Once you have clean data in the database, you can use it for analytics, machine learning, or other applications.
Prerequisites
Component Testing
- Docker
- Docker Compose
- Clone this repository
git clone https://github.com/daleonpz/iot_cloud_test.git
cd iot_cloud_test
- Build and Run
cd mqtt
docker build -t my-broker .
docker run -d --name my-broker -p 1883:1883 my-broker
- Test MQTT Broker
- Subscribe to Topic
docker exec -it my-broker mosquitto_sub -h localhost -t test
- Publish to Topic
In another terminal:
docker exec -it my-broker mosquitto_pub -h localhost -t test -m "hello"
- Build and Run
cd datalake
docker build -t my-datalake .
docker run -d --name my-datalake -p 9000:9000 -e "MINIO_ACCESS_KEY=minio" -e "MINIO_SECRET_KEY=minio123" my-datalake server /data --console-address ":9001"
- Access Data Lake
Open http://localhost:9000 in your browser.
- Access Key: minio
- Secret Key: minio123
If not accessible via localhost, use the container's IP address:
docker logs my-datalake
- Build and Run
cd database
docker build -t my-db .
docker run -d --name my-db -p 9042:9042 my-db
- Test Cassandra with cqlsh
docker exec -it my-db cqlsh localhost
- Run the following commands in cqlsh:
CREATE KEYSPACE iot WITH REPLICATION = { 'class' : 'SimpleStrategy', 'replication_factor' : 1 };
USE iot;
CREATE TABLE measurements (id UUID PRIMARY KEY, temperature float, battery_level float);
INSERT INTO measurements (id, temperature, battery_level) VALUES (uuid(), 25.0, 50.0);
SELECT * FROM measurements;
- Build and Run
cd restapi
docker build -t api .
docker run -d --name api -p 8000:8000 --link my-db:my-db api
- Test API
For debugging:
docker run -it --name api -p 8000:8000 --link my-db:my-db api bash
- Send Data to the Database
curl -X GET "http://localhost:8000/data/{id}" -H "accept: application/json" -d '{"temperature": 25.0, "battery_level": 50.0}'
- Get Data from the Database
curl -X POST "http://localhost:8000/data/{id}" -H "accept: application/json"
- Build and Run
docker-compose -f docker-compose.yml.etl_test up --build
- Verify Data
docker exec -it my-db cqlsh localhost
- Run the following commands in cqlsh:
USE iot;
SELECT * FROM measurements;
- Build and Run
docker-compose -f docker-compose.yml.mqtt_app_test up --build
- Publish Test Data
cd mqtt/
python mqtt_publisher_test.py
- Build and Run
docker-compose -f docker-compose.yml up --build
- Publish Test Data
cd mqtt/
python mqtt_publisher_test.py
- Access Airflow
Log in to http://localhost:8080 with:
- Username: airflow
- Password: airflow
Trigger the DAG:
- Click on "transform_data" under the "DAG" tab.

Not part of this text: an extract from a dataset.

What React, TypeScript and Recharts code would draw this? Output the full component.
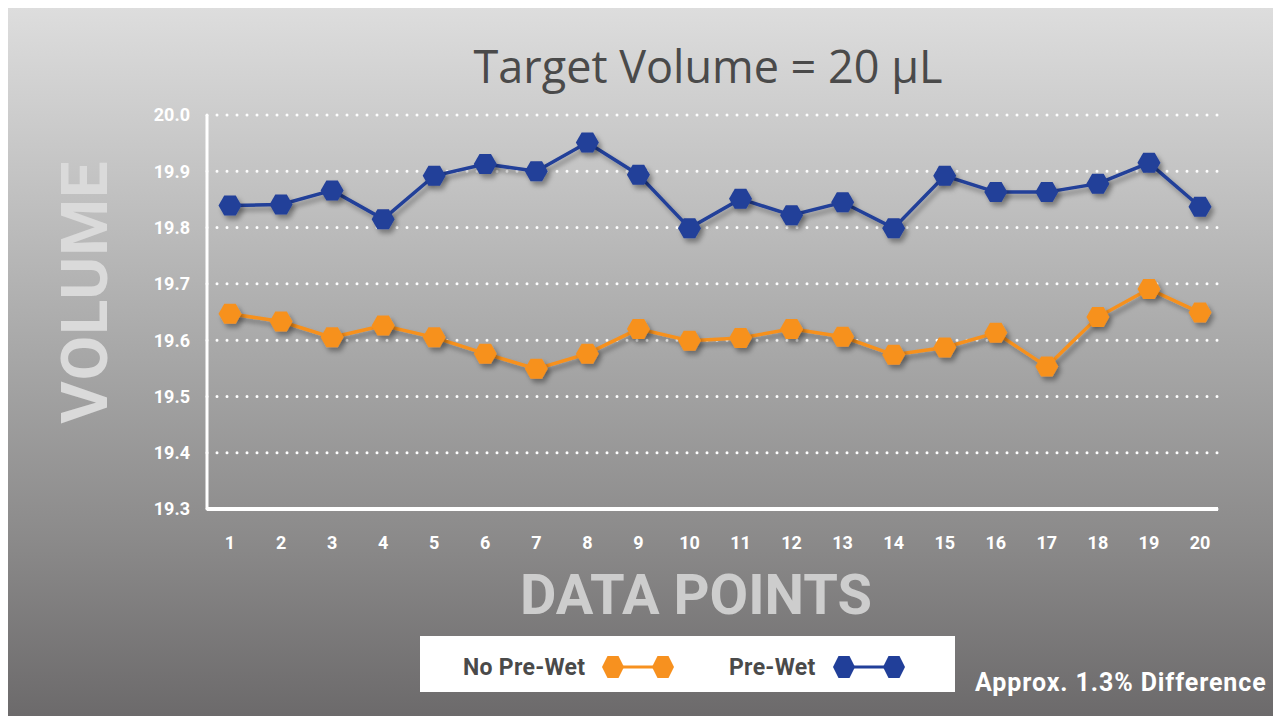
import React from 'react';
import { LineChart, Line, XAxis, YAxis, CartesianGrid, Legend } from 'recharts';

const dataPoints = ['1','2','3','4','5','6','7','8','9','10','11','12','13','14','15','16','17','18','19','20'];
const preWet = [19.839, 19.841, 19.866, 19.815, 19.892, 19.913, 19.900, 19.951, 19.894, 19.799, 19.851, 19.822, 19.845, 19.799, 19.892, 19.863, 19.863, 19.878, 19.915, 19.837];
const noPreWet = [19.647, 19.633, 19.605, 19.626, 19.605, 19.576, 19.549, 19.576, 19.620, 19.599, 19.604, 19.620, 19.606, 19.574, 19.587, 19.613, 19.553, 19.641, 19.691, 19.649];
const yTicks = [19.3, 19.4, 19.5, 19.6, 19.7, 19.8, 19.9, 20.0];

const BLUE = '#213f99';
const ORANGE = '#f7911f';

const data = dataPoints.map((p, i) => ({ point: p, preWet: preWet[i], noPreWet: noPreWet[i] }));

const hexPoints = (cx: number, cy: number, w: number, h: number) => {
  const hw = w / 2, hh = h / 2, q = w / 4;
  return `${cx - hw},${cy} ${cx - q},${cy - hh} ${cx + q},${cy - hh} ${cx + hw},${cy} ${cx + q},${cy + hh} ${cx - q},${cy + hh}`;
};

const makeDot = (color: string) => (props: any) => {
  const { cx, cy, index } = props;
  if (cx == null || cy == null) return <g key={index} />;
  return <polygon key={index} points={hexPoints(cx, cy, 23, 20)} fill={color} filter="url(#dropShadow)" />;
};

const LegendSymbol = ({ color }: { color: string }) => (
  <svg width={72} height={24} style={{ display: 'block' }}>
    <line x1={11} y1={12} x2={61} y2={12} stroke={color} strokeWidth={3} />
    <polygon points={hexPoints(11, 12, 22, 22)} fill={color} />
    <polygon points={hexPoints(61, 12, 22, 22)} fill={color} />
  </svg>
);

const renderLegend = () => (
  <div style={{ width: 535, height: 56, background: '#ffffff', position: 'relative', fontFamily: 'Roboto, sans-serif', fontWeight: 700, fontSize: 23, color: '#4a4a4a', lineHeight: '28px' }}>
    <div style={{ position: 'absolute', left: 43, top: 18, letterSpacing: 0.3 }}>No Pre-Wet</div>
    <div style={{ position: 'absolute', left: 182, top: 19 }}><LegendSymbol color={ORANGE} /></div>
    <div style={{ position: 'absolute', left: 309, top: 18, letterSpacing: 0.3 }}>Pre-Wet</div>
    <div style={{ position: 'absolute', left: 413, top: 19 }}><LegendSymbol color={BLUE} /></div>
  </div>
);

export default function App() {
  const W = 1273, H = 708;
  return (
    <div style={{ position: 'relative', width: W, height: H, background: 'linear-gradient(to bottom, #dddddd 0%, #c2c2c2 25%, #a6a6a6 50%, #8b8a8a 75%, #6c6a6b 100%)', overflow: 'hidden' }}>
      <svg width={0} height={0} style={{ position: 'absolute' }}>
        <defs>
          <filter id="dropShadow" x="-50%" y="-50%" width="200%" height="200%">
            <feDropShadow dx={3} dy={4} stdDeviation={2.5} floodColor="#000000" floodOpacity={0.35} />
          </filter>
        </defs>
      </svg>
      <div style={{ position: 'absolute', left: 0, width: 1400, top: 34, textAlign: 'center', fontFamily: '"Open Sans", sans-serif', fontWeight: 400, fontSize: 45, color: '#4a4a4a', lineHeight: '48px' }}>
        Target Volume = 20 µL
      </div>
      <div style={{ position: 'absolute', left: 77 - 150, top: 284 - 40, width: 300, height: 80, textAlign: 'center', transform: 'rotate(-90deg)', fontFamily: 'Roboto, sans-serif', fontWeight: 700, fontSize: 65, lineHeight: '80px', color: '#dadada', letterSpacing: 1 }}>
        VOLUME
      </div>
      <div style={{ position: 'absolute', left: 688 - 300, top: 587 - 40, width: 600, height: 80, textAlign: 'center', fontFamily: 'Roboto, sans-serif', fontWeight: 700, fontSize: 56, lineHeight: '80px', color: '#cdcdcd' }}>
        DATA POINTS
      </div>
      <div style={{ position: 'absolute', left: 967, top: 660, fontFamily: 'Roboto, sans-serif', fontWeight: 700, fontSize: 25, color: '#ffffff', letterSpacing: 0.9 }}>
        Approx. 1.3% Difference
      </div>
      <div style={{ position: 'absolute', left: 0, top: 0 }}>
        <LineChart width={W} height={H} data={data} margin={{ top: 107, right: 63, bottom: 101, left: 0 }}>
          <CartesianGrid horizontal vertical={false} stroke="#ffffff" strokeWidth={3} strokeDasharray="0 10" strokeLinecap="round" />
          <XAxis dataKey="point" type="category" padding={{ left: 23, right: 18 }} height={50}
            axisLine={{ stroke: '#ffffff', strokeWidth: 4 }} tickLine={false} tickMargin={21}
            tick={{ fill: '#ffffff', fontFamily: 'Roboto, sans-serif', fontWeight: 700, fontSize: 18 }} interval={0} />
          <YAxis type="number" domain={[19.3, 20.0]} ticks={yTicks} width={199} allowDataOverflow
            axisLine={{ stroke: '#ffffff', strokeWidth: 3 }} tickLine={false} tickSize={0} tickMargin={17}
            tickFormatter={(v: number) => v.toFixed(1)}
            tick={{ fill: '#ffffff', fontFamily: 'Roboto, sans-serif', fontWeight: 700, fontSize: 18 }} />
          <Legend content={renderLegend} wrapperStyle={{ position: 'absolute', left: 412, top: 628, width: 535, height: 56 }} />
          <Line type="linear" dataKey="noPreWet" name="No Pre-Wet" stroke={ORANGE} strokeWidth={3.5} dot={makeDot(ORANGE)} activeDot={false} isAnimationActive={false} style={{ filter: 'url(#dropShadow)' }} />
          <Line type="linear" dataKey="preWet" name="Pre-Wet" stroke={BLUE} strokeWidth={3.5} dot={makeDot(BLUE)} activeDot={false} isAnimationActive={false} style={{ filter: 'url(#dropShadow)' }} />
        </LineChart>
      </div>
    </div>
  );
}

- Click "Trigger DAG" or the "Play" button.
- Verify Data
docker exec -it my-db cqlsh localhost
Run the following commands in cqlsh:
USE iot;
SELECT * FROM measurements;
- Remove All Containers
./tools/delete_containers.sh
- Delete All Images
./tools/delete_docker_images.sh
- There is a
.env
file in the root directory that sets environment variables for the services. You can modify this file as needed.